New York Online Casinos Supported by Lawmakers in Open Letter
A pair of influential New York lawmakers at the state capitol (pictured) have this week penned an open letter in support of legalizing online casinos in New York.
State Senator Joseph Addabbo and Assemblyman J. Gary Pretlow wrote an op-ed for City & State New York in which they outlined the reasons they want online casinos in the Empire State.
Their main argument rests on the hefty state budget deficit expected for 2024, which the state comptroller has predicted as potentially $4.3 billion in the red. The pair want online casino taxes to fill some of this gap, as the market has the potential to outstrip the proven success of New York sports betting, which has already paid over $1 billion to the state in taxes since legalizing.

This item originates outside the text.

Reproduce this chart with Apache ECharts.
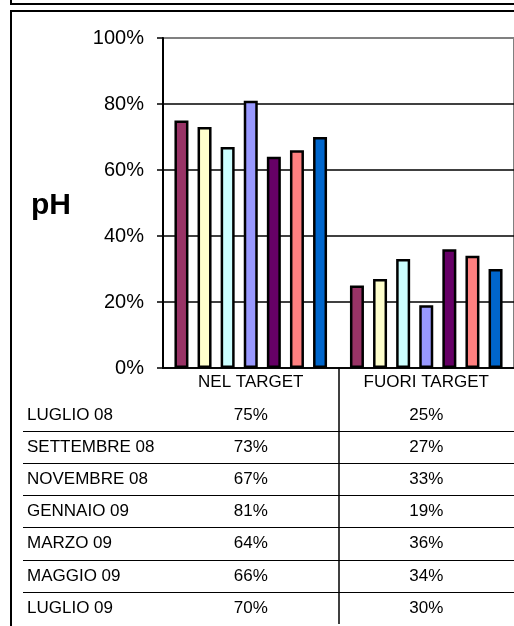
<!DOCTYPE html>
<html>
<head>
<meta charset="utf-8">
<script src="https://cdn.jsdelivr.net/npm/echarts@6/dist/echarts.min.js"></script>
<style>
  html, body { margin: 0; padding: 0; background: #fff; }
  #chart { width: 514px; height: 626px; }
</style>
</head>
<body>
<div id="chart"></div>
<script>
// ---- data ----
var categories = ['NEL TARGET', 'FUORI TARGET'];
var months = ['LUGLIO 08', 'SETTEMBRE 08', 'NOVEMBRE 08', 'GENNAIO 09', 'MARZO 09', 'MAGGIO 09', 'LUGLIO 09'];
var nelTarget = [75, 73, 67, 81, 64, 66, 70];
var fuoriTarget = [25, 27, 33, 19, 36, 34, 30];
var yTicks = [0, 20, 40, 60, 80, 100];
var seriesColors = ['#993366', '#FFFFCC', '#CCFFFF', '#9999FF', '#660066', '#FF8080', '#0066CC'];
var titleText = 'pH';

var FONT = "'Liberation Sans', Arial, sans-serif";
var tableRows = [''].concat(months);

var chart = echarts.init(document.getElementById('chart'), null, { renderer: 'canvas' });

var barSeries = months.map(function (m, i) {
  return {
    name: m,
    type: 'bar',
    xAxisIndex: 0,
    yAxisIndex: 0,
    barWidth: 14,
    barGap: '65%',
    data: [nelTarget[i], fuoriTarget[i]],
    itemStyle: { color: seriesColors[i], borderColor: '#000', borderWidth: 2.5 },
    animation: false
  };
});

function tableSeries(values, col) {
  return {
    type: 'scatter',
    xAxisIndex: 2,
    yAxisIndex: 2,
    symbol: 'circle',
    symbolSize: 1,
    itemStyle: { color: 'rgba(0,0,0,0)', opacity: 1 },
    data: values.map(function (v, i) { return [col, i + 1, v]; }),
    label: {
      show: true,
      position: 'inside',
      formatter: function (p) { return p.value[2] + '%'; },
      color: '#000',
      opacity: 1,
      fontSize: 17,
      fontFamily: FONT
    },
    animation: false
  };
}

var T = 'rgba(0,0,0,0)';

var option = {
  backgroundColor: '#fff',
  animation: false,
  title: {
    text: titleText,
    left: 31,
    top: 191,
    padding: 0,
    textStyle: { fontSize: 30, fontWeight: 'bold', color: '#000', fontFamily: FONT }
  },
  graphic: [
    { type: 'rect', shape: { x: 11, y: -20, width: 520, height: 24 }, style: { fill: 'none', stroke: '#000', lineWidth: 2 }, z: 100 },
    { type: 'rect', shape: { x: 11, y: 11, width: 520, height: 640 }, style: { fill: 'none', stroke: '#000', lineWidth: 2 }, z: 100 }
  ],
  grid: [
    { left: 163, top: 38, width: 354, height: 330, show: true, borderColor: '#808080', borderWidth: 2, backgroundColor: 'transparent' },
    { left: 23, top: 367, width: 494, height: 257 },
    { left: 163, top: 367, width: 354, height: 257 }
  ],
  xAxis: [
    {
      gridIndex: 0,
      type: 'category',
      data: categories,
      axisLine: { show: true, lineStyle: { color: '#000', width: 1.5 } },
      axisTick: { show: false },
      axisLabel: { show: true, color: '#000', fontSize: 17, fontFamily: FONT, margin: 6, interval: 0 },
      splitLine: { show: false }
    },
    { gridIndex: 1, type: 'value', show: false },
    {
      gridIndex: 2,
      type: 'category',
      data: categories,
      axisLine: { show: false },
      axisTick: { show: false },
      axisLabel: { show: false },
      splitLine: { show: true, interval: 0, showMinLine: false, showMaxLine: false, lineStyle: { color: '#000', width: 1.5 } }
    }
  ],
  yAxis: [
    {
      gridIndex: 0,
      type: 'value',
      min: 0,
      max: 100,
      interval: 20,
      axisLine: { show: true, lineStyle: { color: '#000', width: 2 } },
      axisTick: { show: true, length: 6, lineStyle: { color: '#000', width: 1.5 } },
      axisLabel: { color: '#000', fontSize: 20, fontFamily: FONT, margin: 19, formatter: '{value}%' },
      splitLine: { show: true, lineStyle: { color: ['#000', '#000', '#000', '#000', '#000', '#808080'], width: 1.5 } }
    },
    {
      gridIndex: 1,
      type: 'category',
      inverse: true,
      data: tableRows,
      axisLine: { show: false },
      axisTick: { show: false },
      axisLabel: { show: true, inside: true, margin: 4, interval: 0, color: '#000', fontSize: 17, fontFamily: FONT, padding: [6, 0, 0, 0] },
      splitLine: { show: true, interval: 0, lineStyle: { color: [T, T, '#000', '#000', '#000', '#000', '#000', '#000', T], width: 1 } }
    },
    {
      gridIndex: 2,
      type: 'category',
      inverse: true,
      data: tableRows,
      show: false
    }
  ],
  series: barSeries.concat([tableSeries(nelTarget, 0), tableSeries(fuoriTarget, 1)])
};

chart.setOption(option);
</script>
</body>
</html>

“We are working on legislation to authorize iGaming and iLottery in New York, and we are optimistic that this session, we can turn it into law,” Addabbo and Pretlow wrote in the letter.
“The bill uses the same framework in place for mobile sports betting, allowing consumers to safely play in a legal and regulated market while generating a projected $1 billion annually for New York, above and beyond what the state already receives from mobile sports betting.”
Addressing Deficits Through Casino Taxes
New York’s budget deficit, projected to exceed $9 billion in 2025, presents a formidable challenge. Addabbo and Pretlow argue that legalizing online casinos and lottery gaming could effectively double the revenue already generated from online sports betting, thereby significantly mitigating the shortfall.
This proposal comes at a critical juncture, with COVID-era funding from the federal government expiring.
“At a time of fiscal distress for our state, we cannot continue to allow hundreds of millions of dollars to be funneled into neighboring states or into the pockets of disreputable companies – particularly when those funds could be used to further bolster funding for public schools or other worthy services,” the lawmakers wrote.
Online casinos in New Jersey, the biggest currently legal iGaming market, saw operators generate a gross gaming revenue of $1.66 billion in 2022, on which they paid $250 million in taxes. That far surpassed New Jersey sports betting revenues on both metrics over the same period.
On the other hand, New York’s online sportsbooks recently had a record October for handle, receiving slightly more than $2 billion in total wagers. That resulted in $84.8 million in taxes for the state out of $688 million in revenue so far this year.
If online casinos can outpace sports betting at the same rate as in neighboring New Jersey, then the total yearly tax take could easily hit the $1 billion projected by Addabbo and Pretlow.
A New York online lottery could also contribute, as they are usually more involved with the state and have a higher tax rate. Lottery courier services like Jackpot.com already operate in New York anyway, offering people proxy online lottery services. So if it was fully legalized, the state would then be getting a slice of that pie.
Ensuring Balance but Changes Needed
The two New York lawmakers also preemptively countered one of the usual criticisms of introducing online casinos – that they will cannibalize revenue from existing land-based casinos in states that legalize.
“All reports indicate that these states are seeing a net increase in tax revenue from these activities, with no detrimental effects on brick-and-mortar businesses, such as casinos and convenience stores that sell lottery tickets,” they wrote.
On that front, the limited amount of studies do generally support that revenues in states with online and land-based casinos generally rise together.
However, some studies do contradict that, such as a recent study by Indiana’s Office of Fiscal and Management Analysis.
“Studies have concluded that up to 30% of new online gaming revenues are displaced from existing casino revenues. This figure could be higher for a saturated market like Indiana,” the office said in a review that helped sink a 2023 bill aiming for online casinos in Indiana.
The impact of online casinos on physical casino workforces should also be considered. Although market revenue and taxes may rise, some operators may cut back on their physical presence at a time when U.S. casino workers’ unions have been increasingly active.
All New for New York
Regardless of the outcome of the online casino debate, the Empire State stands at the precipice of a significant change in its gambling landscape in several other ways going into 2024.
There are also dozens of giant casino operators and billionaire investors racing for three upcoming licenses to develop downstate New York casinos. Big-name competitors include MGM International, Caesars Entertainment and Jay-Z, New York Mets owner Steve Cohen and Hard Rock, and Las Vegas Sands with a planned casino in Long Island.